As Troyat points out, Chekhov "drew the line at glorifying the 'holy Russian muzhik.' " He knew better; his grandfather was a peasant and his father an incompetent grocer and religious fanatic who spent most of his time praying, preaching and beating his six children. The family lived in Taganrog, a small port, a "deaf town," on the Sea of Azov, and as soon as they were able, the young Chekhovs were put to work in the unheated shop. On Sundays they were made to stand for hours in church. Wrote the author years later: "When I was a child I had no childhood."

His compensation was the gift of humor. It buffered him from harsh experience and provided the equanimity evident in his work both as a writer and a physician. Medicine suited his compassionate temperament and the need for a career to support his family after his father became a bankrupt and a drunk. Chekhov never shirked this responsibility; it became one reason not to start a family of his own. The other, more powerful rationale was his attraction to writing. In this matter, Troyat is particularly poignant, one might even say Chekhovian: "What was a woman to him, no matter how desirable, when his life was all pen and paper?"

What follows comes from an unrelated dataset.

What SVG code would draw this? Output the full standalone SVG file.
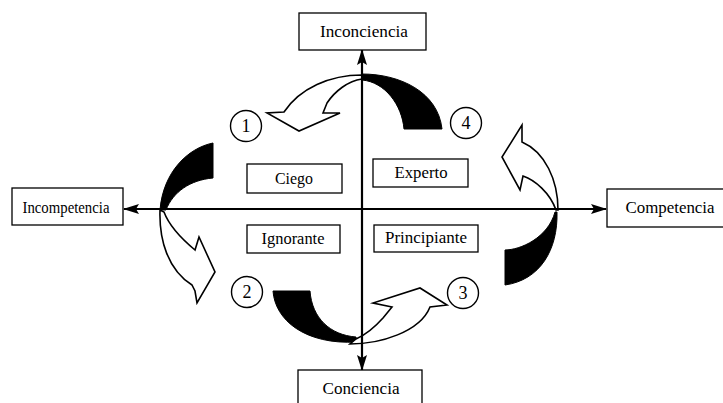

Mozart once wrote that he composed music as effortlessly as a cow urinates. Chekhov was more genteel about his own fluency. "I wrote serenely, as if eating bliny," he says, and elsewhere picks up an ashtray and offers to have a story about it ready for the next day. Editors of Russia's literary journals appreciated this facility and Chekhov's acceptance of editing to satisfy Czar Alexander III's censors.